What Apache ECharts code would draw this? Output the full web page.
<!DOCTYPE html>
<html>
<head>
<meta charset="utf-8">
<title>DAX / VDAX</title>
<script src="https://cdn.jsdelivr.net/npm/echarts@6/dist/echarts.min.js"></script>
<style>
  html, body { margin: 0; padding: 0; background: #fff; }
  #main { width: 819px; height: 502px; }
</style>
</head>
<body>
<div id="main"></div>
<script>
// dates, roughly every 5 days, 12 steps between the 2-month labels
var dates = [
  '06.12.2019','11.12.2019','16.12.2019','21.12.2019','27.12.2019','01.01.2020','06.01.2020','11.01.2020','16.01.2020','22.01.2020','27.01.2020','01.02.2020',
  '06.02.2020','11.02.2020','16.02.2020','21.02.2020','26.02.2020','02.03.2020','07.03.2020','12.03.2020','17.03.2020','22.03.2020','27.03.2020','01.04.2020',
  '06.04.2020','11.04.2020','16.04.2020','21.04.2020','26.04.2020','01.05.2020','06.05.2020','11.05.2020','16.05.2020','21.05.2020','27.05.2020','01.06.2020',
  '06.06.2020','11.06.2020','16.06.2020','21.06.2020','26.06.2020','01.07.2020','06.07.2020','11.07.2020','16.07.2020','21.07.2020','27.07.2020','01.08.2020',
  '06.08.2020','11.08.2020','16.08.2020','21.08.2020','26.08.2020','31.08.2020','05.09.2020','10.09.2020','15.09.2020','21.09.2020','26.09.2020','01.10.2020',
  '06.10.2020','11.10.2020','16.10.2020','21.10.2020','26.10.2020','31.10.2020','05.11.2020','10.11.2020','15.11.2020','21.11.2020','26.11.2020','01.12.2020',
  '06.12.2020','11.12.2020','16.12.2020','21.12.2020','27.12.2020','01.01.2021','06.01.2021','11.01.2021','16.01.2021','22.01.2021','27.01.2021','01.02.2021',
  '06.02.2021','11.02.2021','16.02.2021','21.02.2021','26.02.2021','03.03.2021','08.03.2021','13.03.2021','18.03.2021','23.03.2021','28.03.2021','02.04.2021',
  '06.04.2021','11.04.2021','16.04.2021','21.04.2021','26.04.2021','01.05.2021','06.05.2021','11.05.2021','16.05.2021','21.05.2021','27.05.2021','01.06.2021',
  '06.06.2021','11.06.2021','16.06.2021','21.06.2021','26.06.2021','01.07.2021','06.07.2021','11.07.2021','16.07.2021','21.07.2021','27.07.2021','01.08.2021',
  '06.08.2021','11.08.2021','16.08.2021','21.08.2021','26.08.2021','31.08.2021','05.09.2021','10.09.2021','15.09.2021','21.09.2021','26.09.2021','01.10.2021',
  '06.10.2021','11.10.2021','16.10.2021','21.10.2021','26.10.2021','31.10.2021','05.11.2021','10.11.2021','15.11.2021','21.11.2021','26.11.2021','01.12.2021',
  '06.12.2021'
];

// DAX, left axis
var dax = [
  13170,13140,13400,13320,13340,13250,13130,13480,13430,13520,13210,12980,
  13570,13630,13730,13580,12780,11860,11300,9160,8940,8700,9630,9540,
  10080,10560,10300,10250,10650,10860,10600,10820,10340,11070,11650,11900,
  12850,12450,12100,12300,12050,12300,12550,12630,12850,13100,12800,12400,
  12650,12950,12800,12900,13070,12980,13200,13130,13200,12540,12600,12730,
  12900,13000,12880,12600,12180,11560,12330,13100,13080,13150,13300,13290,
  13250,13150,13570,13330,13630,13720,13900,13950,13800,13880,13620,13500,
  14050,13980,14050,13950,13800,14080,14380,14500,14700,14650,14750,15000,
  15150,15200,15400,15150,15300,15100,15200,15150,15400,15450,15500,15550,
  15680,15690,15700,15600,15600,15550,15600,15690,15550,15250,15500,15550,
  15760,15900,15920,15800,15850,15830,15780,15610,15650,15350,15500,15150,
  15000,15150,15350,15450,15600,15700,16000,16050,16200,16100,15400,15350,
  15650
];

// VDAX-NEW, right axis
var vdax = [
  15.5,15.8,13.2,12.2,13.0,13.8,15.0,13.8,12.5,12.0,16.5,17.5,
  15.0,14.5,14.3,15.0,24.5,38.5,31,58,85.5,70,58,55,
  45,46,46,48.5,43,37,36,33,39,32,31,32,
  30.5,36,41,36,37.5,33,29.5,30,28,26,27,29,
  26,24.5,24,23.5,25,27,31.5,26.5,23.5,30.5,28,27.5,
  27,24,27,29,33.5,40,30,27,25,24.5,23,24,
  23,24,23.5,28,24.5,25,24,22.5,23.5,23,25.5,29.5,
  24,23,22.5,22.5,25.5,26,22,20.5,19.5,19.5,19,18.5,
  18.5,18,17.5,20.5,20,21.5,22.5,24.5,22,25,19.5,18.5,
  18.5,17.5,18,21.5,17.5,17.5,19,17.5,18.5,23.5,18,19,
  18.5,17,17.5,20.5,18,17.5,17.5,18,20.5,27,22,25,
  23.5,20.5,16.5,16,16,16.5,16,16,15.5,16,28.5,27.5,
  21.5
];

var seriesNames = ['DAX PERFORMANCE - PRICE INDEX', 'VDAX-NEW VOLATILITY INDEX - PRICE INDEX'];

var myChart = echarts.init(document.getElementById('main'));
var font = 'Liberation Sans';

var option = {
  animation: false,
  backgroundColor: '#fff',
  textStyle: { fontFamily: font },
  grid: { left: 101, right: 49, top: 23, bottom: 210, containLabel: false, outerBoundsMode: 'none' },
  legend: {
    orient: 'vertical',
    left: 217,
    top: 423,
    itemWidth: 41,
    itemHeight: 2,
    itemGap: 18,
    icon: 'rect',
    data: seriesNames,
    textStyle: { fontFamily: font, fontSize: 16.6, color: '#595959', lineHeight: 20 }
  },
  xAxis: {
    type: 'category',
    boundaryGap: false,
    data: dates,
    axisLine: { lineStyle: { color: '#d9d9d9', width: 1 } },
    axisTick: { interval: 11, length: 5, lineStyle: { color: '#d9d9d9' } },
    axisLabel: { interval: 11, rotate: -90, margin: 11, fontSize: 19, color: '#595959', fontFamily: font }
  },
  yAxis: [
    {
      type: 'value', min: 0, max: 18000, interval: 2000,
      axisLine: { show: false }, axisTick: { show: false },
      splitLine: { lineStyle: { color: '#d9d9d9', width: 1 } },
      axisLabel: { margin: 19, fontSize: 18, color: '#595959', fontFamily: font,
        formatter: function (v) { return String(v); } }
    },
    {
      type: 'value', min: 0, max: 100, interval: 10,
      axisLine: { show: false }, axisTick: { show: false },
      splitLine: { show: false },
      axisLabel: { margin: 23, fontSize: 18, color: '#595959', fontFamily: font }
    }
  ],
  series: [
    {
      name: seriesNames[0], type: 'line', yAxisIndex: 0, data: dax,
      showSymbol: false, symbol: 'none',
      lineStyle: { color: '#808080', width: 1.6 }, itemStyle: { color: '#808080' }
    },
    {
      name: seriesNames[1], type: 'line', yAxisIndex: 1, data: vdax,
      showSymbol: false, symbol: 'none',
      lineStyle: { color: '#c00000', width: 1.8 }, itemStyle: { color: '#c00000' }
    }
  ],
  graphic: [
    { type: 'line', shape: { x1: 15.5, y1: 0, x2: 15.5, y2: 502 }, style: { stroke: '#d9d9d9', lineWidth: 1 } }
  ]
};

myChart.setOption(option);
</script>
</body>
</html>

...

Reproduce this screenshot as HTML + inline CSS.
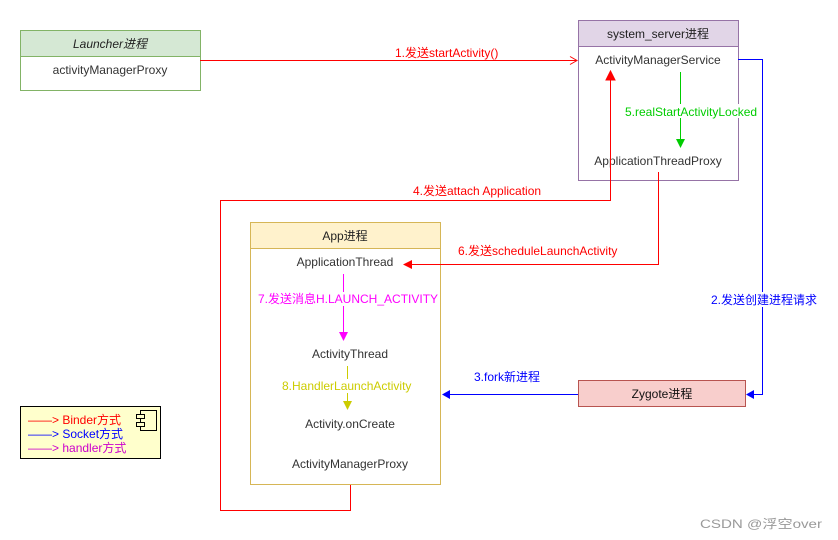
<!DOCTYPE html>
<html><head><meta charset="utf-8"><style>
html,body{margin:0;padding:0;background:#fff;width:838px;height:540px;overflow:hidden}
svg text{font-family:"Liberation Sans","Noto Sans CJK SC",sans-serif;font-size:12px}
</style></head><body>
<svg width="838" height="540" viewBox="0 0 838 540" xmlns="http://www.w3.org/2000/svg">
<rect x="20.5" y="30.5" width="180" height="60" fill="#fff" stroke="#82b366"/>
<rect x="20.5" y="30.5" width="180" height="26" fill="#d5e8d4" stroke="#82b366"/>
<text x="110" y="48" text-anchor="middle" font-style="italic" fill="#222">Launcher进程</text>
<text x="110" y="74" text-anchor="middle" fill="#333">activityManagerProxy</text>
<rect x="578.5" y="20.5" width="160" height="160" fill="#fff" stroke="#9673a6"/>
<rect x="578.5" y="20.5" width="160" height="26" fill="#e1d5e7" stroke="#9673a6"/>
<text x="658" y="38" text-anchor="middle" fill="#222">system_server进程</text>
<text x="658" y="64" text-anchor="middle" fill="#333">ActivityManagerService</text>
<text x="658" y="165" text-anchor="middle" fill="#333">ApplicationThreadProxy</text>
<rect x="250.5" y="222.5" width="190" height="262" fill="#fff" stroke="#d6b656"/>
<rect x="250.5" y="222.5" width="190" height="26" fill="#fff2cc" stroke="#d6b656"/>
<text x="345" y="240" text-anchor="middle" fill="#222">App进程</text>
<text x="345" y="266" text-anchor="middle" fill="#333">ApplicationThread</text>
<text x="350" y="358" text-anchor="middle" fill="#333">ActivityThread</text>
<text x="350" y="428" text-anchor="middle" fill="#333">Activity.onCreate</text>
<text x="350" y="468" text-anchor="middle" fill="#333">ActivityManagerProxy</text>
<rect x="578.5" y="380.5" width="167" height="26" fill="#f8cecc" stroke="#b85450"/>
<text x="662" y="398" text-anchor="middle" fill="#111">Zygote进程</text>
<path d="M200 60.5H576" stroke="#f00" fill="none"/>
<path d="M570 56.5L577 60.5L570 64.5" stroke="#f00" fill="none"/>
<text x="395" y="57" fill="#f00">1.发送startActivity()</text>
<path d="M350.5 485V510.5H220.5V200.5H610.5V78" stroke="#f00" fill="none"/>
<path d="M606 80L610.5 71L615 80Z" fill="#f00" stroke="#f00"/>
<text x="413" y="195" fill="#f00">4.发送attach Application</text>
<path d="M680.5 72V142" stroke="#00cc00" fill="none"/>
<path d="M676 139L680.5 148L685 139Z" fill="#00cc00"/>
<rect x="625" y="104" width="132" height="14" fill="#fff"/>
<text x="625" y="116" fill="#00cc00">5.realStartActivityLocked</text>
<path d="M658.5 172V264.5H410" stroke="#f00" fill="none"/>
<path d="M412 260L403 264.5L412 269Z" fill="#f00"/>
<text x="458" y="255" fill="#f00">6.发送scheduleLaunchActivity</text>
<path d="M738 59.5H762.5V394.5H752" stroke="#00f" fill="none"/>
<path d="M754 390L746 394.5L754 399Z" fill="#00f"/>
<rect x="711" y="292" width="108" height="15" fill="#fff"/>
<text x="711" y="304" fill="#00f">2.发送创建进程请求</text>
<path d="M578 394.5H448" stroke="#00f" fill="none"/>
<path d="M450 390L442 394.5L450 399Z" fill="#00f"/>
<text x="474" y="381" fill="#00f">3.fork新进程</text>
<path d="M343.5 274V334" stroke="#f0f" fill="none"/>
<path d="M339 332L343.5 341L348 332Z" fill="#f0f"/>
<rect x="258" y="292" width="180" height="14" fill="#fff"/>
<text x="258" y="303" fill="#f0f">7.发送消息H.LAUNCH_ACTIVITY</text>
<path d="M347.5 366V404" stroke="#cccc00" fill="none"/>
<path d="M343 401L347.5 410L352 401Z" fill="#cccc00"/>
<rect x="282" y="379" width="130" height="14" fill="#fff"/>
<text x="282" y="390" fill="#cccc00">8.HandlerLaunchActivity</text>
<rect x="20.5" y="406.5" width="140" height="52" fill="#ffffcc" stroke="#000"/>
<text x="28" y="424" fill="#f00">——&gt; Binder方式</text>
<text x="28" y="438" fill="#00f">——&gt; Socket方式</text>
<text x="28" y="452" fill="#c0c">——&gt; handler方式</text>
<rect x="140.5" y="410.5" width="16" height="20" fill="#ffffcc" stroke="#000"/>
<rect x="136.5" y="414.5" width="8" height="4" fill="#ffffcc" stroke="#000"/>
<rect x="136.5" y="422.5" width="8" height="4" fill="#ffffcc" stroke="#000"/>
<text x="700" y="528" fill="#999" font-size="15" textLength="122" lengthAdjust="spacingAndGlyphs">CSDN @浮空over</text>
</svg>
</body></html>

* * *

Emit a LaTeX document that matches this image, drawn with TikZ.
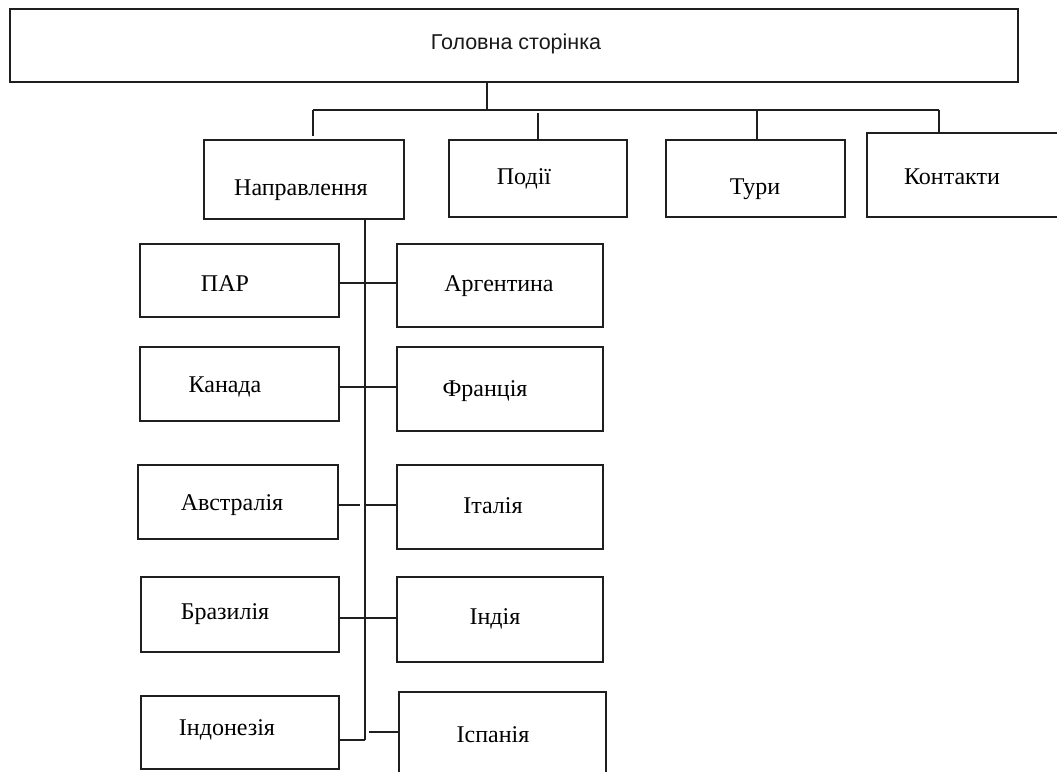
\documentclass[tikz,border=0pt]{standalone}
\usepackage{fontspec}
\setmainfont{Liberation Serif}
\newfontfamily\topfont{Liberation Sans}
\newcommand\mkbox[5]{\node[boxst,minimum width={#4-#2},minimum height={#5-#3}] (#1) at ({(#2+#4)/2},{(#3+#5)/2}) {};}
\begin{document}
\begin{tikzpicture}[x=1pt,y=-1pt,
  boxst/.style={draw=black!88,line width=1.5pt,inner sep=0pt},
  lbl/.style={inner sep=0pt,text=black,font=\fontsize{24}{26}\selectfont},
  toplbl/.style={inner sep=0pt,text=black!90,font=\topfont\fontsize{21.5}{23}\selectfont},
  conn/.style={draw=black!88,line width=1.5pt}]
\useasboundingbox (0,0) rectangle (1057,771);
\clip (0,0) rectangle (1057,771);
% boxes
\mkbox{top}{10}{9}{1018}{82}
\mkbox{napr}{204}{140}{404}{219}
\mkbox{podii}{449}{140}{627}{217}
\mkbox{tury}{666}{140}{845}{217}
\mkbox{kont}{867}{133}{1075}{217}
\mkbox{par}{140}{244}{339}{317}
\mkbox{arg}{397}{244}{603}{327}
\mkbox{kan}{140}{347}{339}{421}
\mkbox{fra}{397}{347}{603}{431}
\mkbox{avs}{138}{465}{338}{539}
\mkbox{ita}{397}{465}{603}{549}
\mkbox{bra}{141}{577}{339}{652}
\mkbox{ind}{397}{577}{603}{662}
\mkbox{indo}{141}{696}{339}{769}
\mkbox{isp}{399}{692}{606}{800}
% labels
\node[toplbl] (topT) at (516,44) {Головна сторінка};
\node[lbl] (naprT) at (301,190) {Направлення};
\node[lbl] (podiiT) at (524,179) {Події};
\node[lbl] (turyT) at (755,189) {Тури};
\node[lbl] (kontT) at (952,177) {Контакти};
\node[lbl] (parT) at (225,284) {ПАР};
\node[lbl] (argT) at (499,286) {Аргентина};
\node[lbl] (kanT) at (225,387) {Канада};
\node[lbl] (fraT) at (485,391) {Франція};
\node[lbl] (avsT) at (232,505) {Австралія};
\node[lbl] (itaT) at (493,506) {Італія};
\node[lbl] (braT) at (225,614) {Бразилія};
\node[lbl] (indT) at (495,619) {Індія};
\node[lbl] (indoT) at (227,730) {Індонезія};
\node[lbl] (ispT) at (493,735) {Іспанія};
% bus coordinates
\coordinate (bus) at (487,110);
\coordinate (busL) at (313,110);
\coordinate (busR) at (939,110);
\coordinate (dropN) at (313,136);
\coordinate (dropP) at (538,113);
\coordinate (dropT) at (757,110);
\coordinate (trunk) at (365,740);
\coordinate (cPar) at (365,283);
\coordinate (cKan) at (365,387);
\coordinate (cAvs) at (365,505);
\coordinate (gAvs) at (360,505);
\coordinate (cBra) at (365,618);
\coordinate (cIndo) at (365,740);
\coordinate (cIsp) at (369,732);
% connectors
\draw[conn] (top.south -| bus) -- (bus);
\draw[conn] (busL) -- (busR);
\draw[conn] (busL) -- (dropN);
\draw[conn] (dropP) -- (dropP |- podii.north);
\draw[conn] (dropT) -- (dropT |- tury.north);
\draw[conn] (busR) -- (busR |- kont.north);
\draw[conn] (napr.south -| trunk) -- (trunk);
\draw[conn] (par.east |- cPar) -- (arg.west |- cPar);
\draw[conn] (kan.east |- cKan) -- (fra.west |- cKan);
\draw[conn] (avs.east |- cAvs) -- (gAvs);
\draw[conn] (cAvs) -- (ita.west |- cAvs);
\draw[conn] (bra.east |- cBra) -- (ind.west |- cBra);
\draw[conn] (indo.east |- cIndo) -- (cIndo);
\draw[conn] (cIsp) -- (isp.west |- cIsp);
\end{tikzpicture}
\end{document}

Aim: Filter the records down to the lines that contain the string "this", and copy those lines.

Complete answer:
What Apache ECharts code would draw this? Output the full web page.
Reproduce this screenshot as HTML + inline CSS.
Emit a LaTeX document that matches this image, drawn with TikZ.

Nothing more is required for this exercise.